## start

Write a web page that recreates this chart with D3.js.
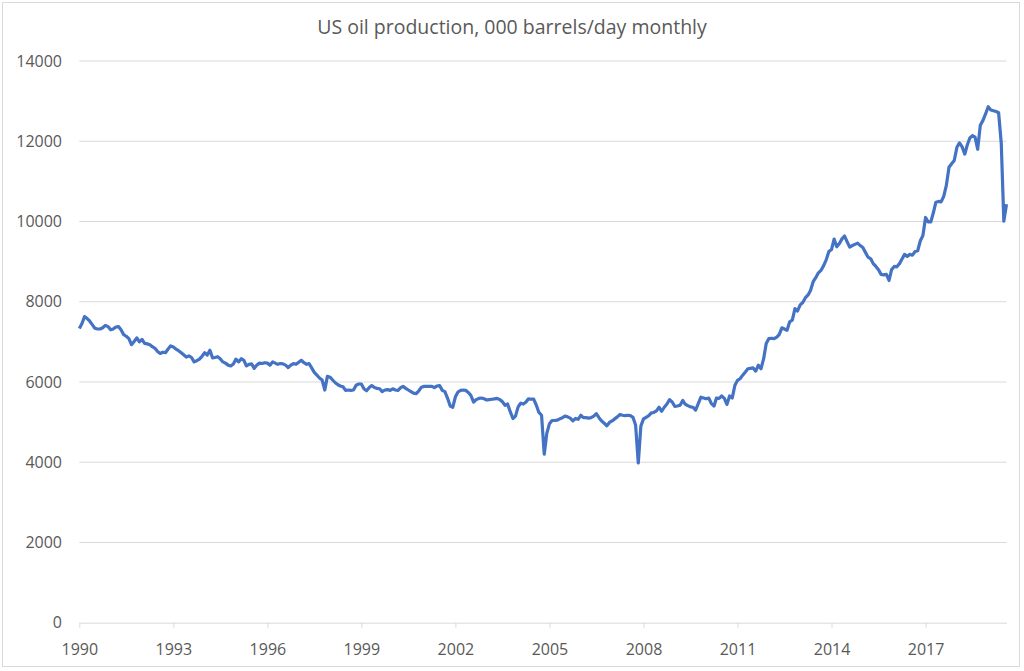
<!DOCTYPE html>
<html>
<head>
<meta charset="utf-8">
<script src="https://cdn.jsdelivr.net/npm/d3@7"></script>
<style>
  body { margin: 0; background: #fff; }
  svg { display: block; font-family: "Open Sans", sans-serif; }
</style>
</head>
<body>
<div id="chart"></div>
<script>
const title = "US oil production, 000 barrels/day monthly"

// first month of the series (the "1990" tick sits on it)
const startMonth = new Date(1990, 10, 1)
const tickYears = [1990, 1993, 1996, 1999, 2002, 2005, 2008, 2011, 2014, 2017]
const yTicks = [0, 2000, 4000, 6000, 8000, 10000, 12000, 14000]

// monthly values, 000 b/d, Nov 1990 - Jun 2020
const production = [
  7330, 7450,
  7630, 7580, 7520, 7430, 7340, 7320, 7320, 7350, 7410, 7380, 7300, 7320,
  7370, 7380, 7300, 7180, 7140, 7080, 6930, 7010, 7100, 7000, 7060, 6960,
  6950, 6930, 6880, 6840, 6760, 6710, 6740, 6730, 6820, 6900, 6870, 6820,
  6780, 6730, 6680, 6620, 6650, 6610, 6500, 6530, 6570, 6640, 6730, 6670,
  6790, 6600, 6610, 6630, 6580, 6500, 6470, 6420, 6400, 6450, 6570, 6500,
  6580, 6540, 6400, 6440, 6450, 6340, 6420, 6470, 6460, 6480, 6470, 6420,
  6500, 6470, 6440, 6460, 6450, 6420, 6360, 6420, 6460, 6440, 6490, 6540,
  6480, 6440, 6460, 6350, 6240, 6170, 6100, 6050, 5800, 6140, 6120, 6050,
  5980, 5930, 5900, 5880, 5790, 5800, 5790, 5800, 5920, 5950, 5950, 5830,
  5780, 5860, 5910, 5860, 5840, 5830, 5760, 5800, 5810, 5790, 5830, 5800,
  5790, 5860, 5890, 5840, 5800, 5760, 5720, 5710, 5780, 5870, 5890, 5890,
  5890, 5890, 5860, 5900, 5910, 5790, 5760, 5600, 5400, 5370, 5630, 5750,
  5790, 5800, 5790, 5740, 5660, 5500, 5560, 5590, 5600, 5580, 5550, 5560,
  5570, 5580, 5590, 5560, 5510, 5420, 5450, 5260, 5090, 5150, 5380, 5470,
  5450, 5500, 5580, 5570, 5570, 5420, 5240, 5170, 4200, 4720, 4960, 5040,
  5040, 5050, 5080, 5110, 5150, 5130, 5100, 5030, 5090, 5070, 5170, 5110,
  5110, 5100, 5110, 5150, 5210, 5110, 5030, 4970, 4910, 4990, 5030, 5080,
  5130, 5190, 5170, 5160, 5170, 5160, 5120, 4920, 3980, 4900, 5080, 5120,
  5160, 5230, 5240, 5280, 5370, 5270, 5370, 5450, 5560, 5500, 5390, 5400,
  5420, 5540, 5450, 5410, 5380, 5370, 5300, 5460, 5620, 5600, 5580, 5600,
  5460, 5400, 5600, 5590, 5650, 5590, 5440, 5650, 5600, 5910, 6040, 6080,
  6170, 6250, 6330, 6340, 6350, 6270, 6420, 6330, 6580, 6960, 7080, 7090,
  7080, 7120, 7180, 7350, 7320, 7290, 7500, 7540, 7830, 7770, 7920, 7980,
  8100, 8170, 8280, 8500, 8600, 8720, 8780, 8900, 9050, 9250, 9300, 9560,
  9370, 9450, 9560, 9640, 9500, 9360, 9400, 9430, 9460, 9400, 9350, 9230,
  9110, 9070, 8950, 8880, 8800, 8680, 8670, 8680, 8530, 8800, 8880, 8870,
  8950, 9070, 9180, 9130, 9180, 9160, 9250, 9270, 9520, 9650, 10100, 9990,
  9990, 10230, 10480, 10500, 10490, 10630, 10900, 11350, 11440, 11520, 11850, 11960,
  11860, 11680, 11900, 12080, 12140, 12100, 11800, 12400, 12520, 12680, 12860, 12780,
  12760, 12740, 12710, 11950, 10010, 10430
]

const width = 1024
const height = 671
const plot = { left: 79.3, right: 1006.5, top: 61, bottom: 622.7 }
const grey = "#d9d9d9"
const textColor = "#595959"

const dates = production.map((d, i) => d3.timeMonth.offset(startMonth, i))

const x = d3.scaleTime()
  .domain(d3.extent(dates))
  .range([plot.left, plot.right])

const y = d3.scaleLinear()
  .domain([0, 14000])
  .range([plot.bottom, plot.top])

const svg = d3.select("#chart")
  .append("svg")
  .attr("width", width)
  .attr("height", height)

svg.append("rect")
  .attr("x", 2.5).attr("y", 2.5)
  .attr("width", 1017).attr("height", 664)
  .attr("fill", "#fff")
  .attr("stroke", grey)

svg.append("text")
  .attr("x", width / 2)
  .attr("y", 34)
  .attr("text-anchor", "middle")
  .attr("font-size", 19.5)
  .attr("fill", textColor)
  .text(title)

// gridlines
svg.append("g")
  .selectAll("line")
  .data(yTicks.slice(1))
  .join("line")
  .attr("x1", plot.left)
  .attr("x2", plot.right)
  .attr("y1", d => y(d))
  .attr("y2", d => y(d))
  .attr("stroke", grey)
  .attr("stroke-width", 1)

// y labels
svg.append("g")
  .selectAll("text")
  .data(yTicks)
  .join("text")
  .attr("x", 62)
  .attr("y", d => y(d))
  .attr("dy", "0.35em")
  .attr("text-anchor", "end")
  .attr("font-size", 16)
  .attr("fill", textColor)
  .text(d => d)

// x axis
const xAxis = svg.append("g")
  .attr("transform", `translate(0,${y(0)})`)
  .call(d3.axisBottom(x)
    .tickValues(tickYears.map(yr => new Date(yr, 10, 1)))
    .tickFormat(d3.timeFormat("%Y"))
    .tickSize(5)
    .tickSizeOuter(0)
    .tickPadding(16))

xAxis.select(".domain").attr("stroke", grey)
xAxis.selectAll(".tick line").attr("stroke", grey)
xAxis.selectAll(".tick text")
  .attr("font-size", 16)
  .attr("font-family", "Open Sans, sans-serif")
  .attr("fill", textColor)

const line = d3.line()
  .x((d, i) => x(dates[i]))
  .y(d => y(d))

svg.append("path")
  .datum(production)
  .attr("d", line)
  .attr("fill", "none")
  .attr("stroke", "#4472C4")
  .attr("stroke-width", 3.2)
  .attr("stroke-linejoin", "round")
</script>
</body>
</html>
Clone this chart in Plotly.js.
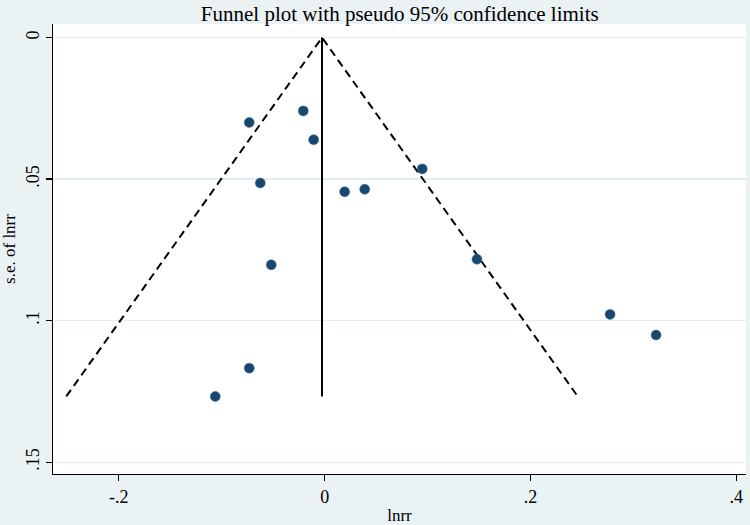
<!DOCTYPE html>
<html>
<head>
<meta charset="utf-8">
<script src="https://cdn.plot.ly/plotly-3.0.1.min.js"></script>
<style>html,body{margin:0;padding:0;background:#EAF2F3;}</style>
</head>
<body>
<div id="chart" style="width:750px;height:525px;"></div>
<script>
// Study effect sizes (ln risk ratio) and their standard errors
const lnrr = [-0.0733, -0.0208, -0.0107, -0.0626, 0.0194, 0.0389, 0.0948, -0.0519, 0.1480, 0.2773, 0.3220, -0.0733, -0.1063];
const seLnrr = [0.0300, 0.0259, 0.0361, 0.0514, 0.0545, 0.0536, 0.0464, 0.0803, 0.0783, 0.0978, 0.1051, 0.1168, 0.1268];
// Pooled (fixed-effect) estimate
const pooled = -0.0026;
const z95 = 1.96;
const xTickVals = [-0.2, 0, 0.2, 0.4];
const xTickText = ["-.2", "0", ".2", ".4"];
const yTickVals = [0, 0.05, 0.1, 0.15];
const yTickText = ["0", ".05", ".1", ".15"];

const seMax = Math.max(...seLnrr);
const font = "Liberation Serif, Times New Roman, serif";

const funnel = {
  x: [pooled - z95 * seMax, pooled, pooled + z95 * seMax],
  y: [seMax, 0, seMax],
  mode: "lines", type: "scatter",
  line: {color: "#000", width: 2, dash: "8px,5px"},
  hoverinfo: "skip", showlegend: false
};
const vline = {
  x: [pooled, pooled], y: [0, seMax],
  mode: "lines", type: "scatter",
  line: {color: "#000", width: 2},
  hoverinfo: "skip", showlegend: false
};
const pts = {
  x: lnrr, y: seLnrr, mode: "markers", type: "scatter",
  marker: {color: "#1a476f", size: 10, line: {color: "#3a6a90", width: 0.5}},
  showlegend: false
};

const layout = {
  width: 750, height: 525,
  paper_bgcolor: "#EAF2F3", plot_bgcolor: "#FFFFFF",
  margin: {l: 53, r: 4, t: 24, b: 51},
  font: {family: font, color: "#000", size: 17},
  title: {text: "Funnel plot with pseudo 95% confidence limits", font: {family: font, size: 21, color: "#000"},
          x: 0.533, xanchor: "center", y: 0.988, yanchor: "top"},
  xaxis: {
    range: [-0.2640, 0.4094], tickvals: xTickVals, ticktext: xTickText,
    showgrid: false, zeroline: false, showline: true, linecolor: "#000", linewidth: 1.2,
    ticks: "outside", ticklen: 6, tickcolor: "#000", tickwidth: 1.2,
    tickfont: {family: font, size: 18},
    title: {text: "lnrr", font: {family: font, size: 17}, standoff: 5}
  },
  yaxis: {
    range: [0.1542, -0.0048], tickvals: yTickVals, ticktext: yTickText,
    showgrid: true, gridcolor: "#E2EDEF", gridwidth: 1.2, zeroline: false,
    showline: true, linecolor: "#000", linewidth: 1.2,
    ticks: "outside", ticklen: 6, tickcolor: "#000", tickwidth: 1.2,
    tickangle: -90, tickfont: {family: font, size: 18},
    title: {text: "s.e. of lnrr", font: {family: font, size: 17}, standoff: 3}
  }
};

Plotly.newPlot("chart", [funnel, vline, pts], layout, {displayModeBar: false, staticPlot: true});
</script>
</body>
</html>
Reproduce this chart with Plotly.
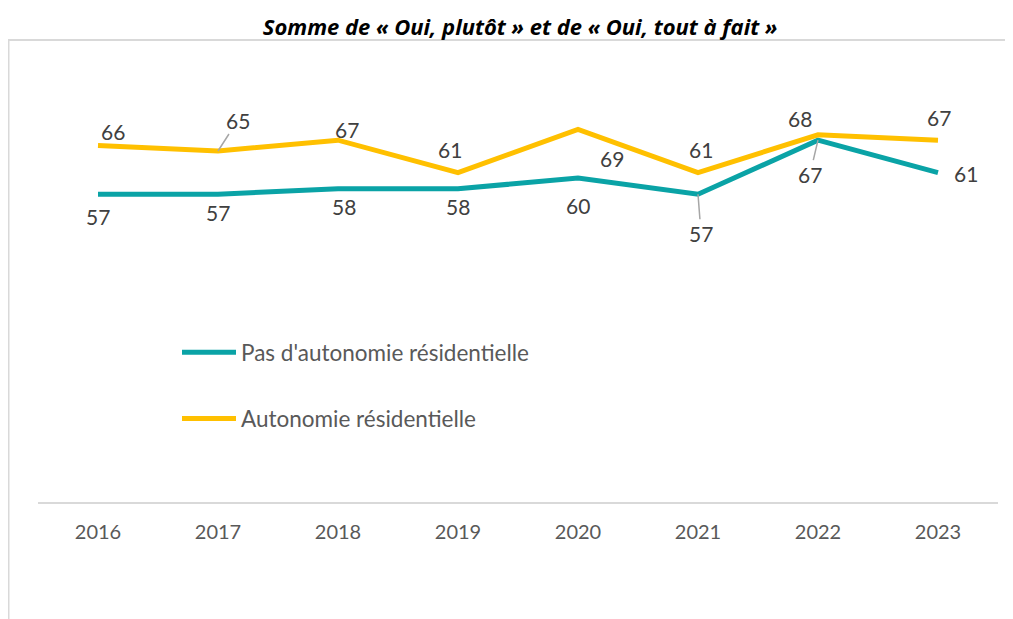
import plotly.graph_objects as go

years = ["2016", "2017", "2018", "2019", "2020", "2021", "2022", "2023"]
pas_autonomie = [57, 57, 58, 58, 60, 57, 67, 61]
autonomie = [66, 65, 67, 61, 69, 61, 68, 67]

name_pas = "Pas d'autonomie résidentielle"
name_auto = "Autonomie résidentielle"
title_text = "Somme de « Oui, plutôt » et de « Oui, tout à fait »"

TEAL = "#0AA3A6"
YELLOW = "#FFC000"
LABEL_COL = "#404040"
TICK_COL = "#595959"
FONT = "Lato"

# label offsets in pixels (dx, dy screen-down), and whether a leader line is drawn
off_auto = [(15, -14), (20, -31), (9, -11), (-8, -23), (34, 29), (3, -23), (-18, -16), (1, -23)]
lead_auto = [False, True, False, False, False, False, False, False]
off_pas = [(0, 22), (0, 18), (6, 18), (0, 18), (0, 27), (3, 39), (-8, 34), (28, 1)]
lead_pas = [False, False, False, False, False, True, True, False]

# page has an 8px body margin: figure is drawn from (8, 8)
W, H = 1005, 611
ML, MR, MT, MB = 30, 15, 62, 117
PW, PH = W - ML - MR, H - MT - MB

fig = go.Figure()
fig.add_trace(go.Scatter(x=years, y=pas_autonomie, mode="lines", name=name_pas,
                         line=dict(color=TEAL, width=5), legendgroup="a"))
fig.add_trace(go.Scatter(x=years, y=autonomie, mode="lines", name=name_auto,
                         line=dict(color=YELLOW, width=5), legendgroup="b"))

ann = []
for vals, offs, leads in ((autonomie, off_auto, lead_auto), (pas_autonomie, off_pas, lead_pas)):
    for i, (v, (dx, dy), ld) in enumerate(zip(vals, offs, leads)):
        ann.append(dict(x=i, y=v, xref="x", yref="y", text=str(v), showarrow=True,
                        ax=dx, ay=dy, axref="pixel", ayref="pixel", arrowhead=0, arrowwidth=1.5,
                        arrowcolor="#A6A6A6" if ld else "rgba(255,255,255,0)",
                        font=dict(family=FONT, size=21, color=LABEL_COL)))

fig.update_layout(
    width=W, height=H,
    margin=dict(l=ML, r=MR, t=MT, b=MB),
    paper_bgcolor="white", plot_bgcolor="white",
    title=dict(text="<b><i>" + title_text + "</i></b>", x=512 / W, xanchor="center",
               y=1 - 19 / H, yanchor="middle", yref="container",
               font=dict(family="Open Sans", size=22, color="#000000")),
    xaxis=dict(type="category", range=[-0.5, 7.5], showline=True, linecolor="#D9D9D9",
               linewidth=2, showgrid=False, ticks="", zeroline=False,
               tickfont=dict(family=FONT, size=20, color=TICK_COL), ticklabelstandoff=11),
    yaxis=dict(range=[0, 80], visible=False, showgrid=False, zeroline=False),
    showlegend=True,
    legend=dict(x=(177 - 38) / PW, y=(502 - 331) / PH, xanchor="left", yanchor="top",
                traceorder="grouped", tracegroupgap=34, bgcolor="rgba(0,0,0,0)",
                font=dict(family=FONT, size=22.5, color=TICK_COL), itemwidth=54),
    annotations=ann,
    shapes=[dict(type="rect", xref="paper", yref="paper",
                 x0=(0.5 - ML) / PW, x1=(1030 - ML) / PW,
                 y0=(MT + PH - 640) / PH, y1=(MT + PH - 32) / PH,
                 line=dict(color="#D9D9D9", width=2), layer="below")],
)

fig.write_html("out.html")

## end

> _What you should do_: Pick out the lines containing the string "with".

> _Answer for the task_:
Write a web page that recreates this chart with D3.js.
  title: {text: "Funnel plot with pseudo 95% confidence limits", font: {family: font, size: 21, color: "#000"},
Reproduce this chart with Plotly.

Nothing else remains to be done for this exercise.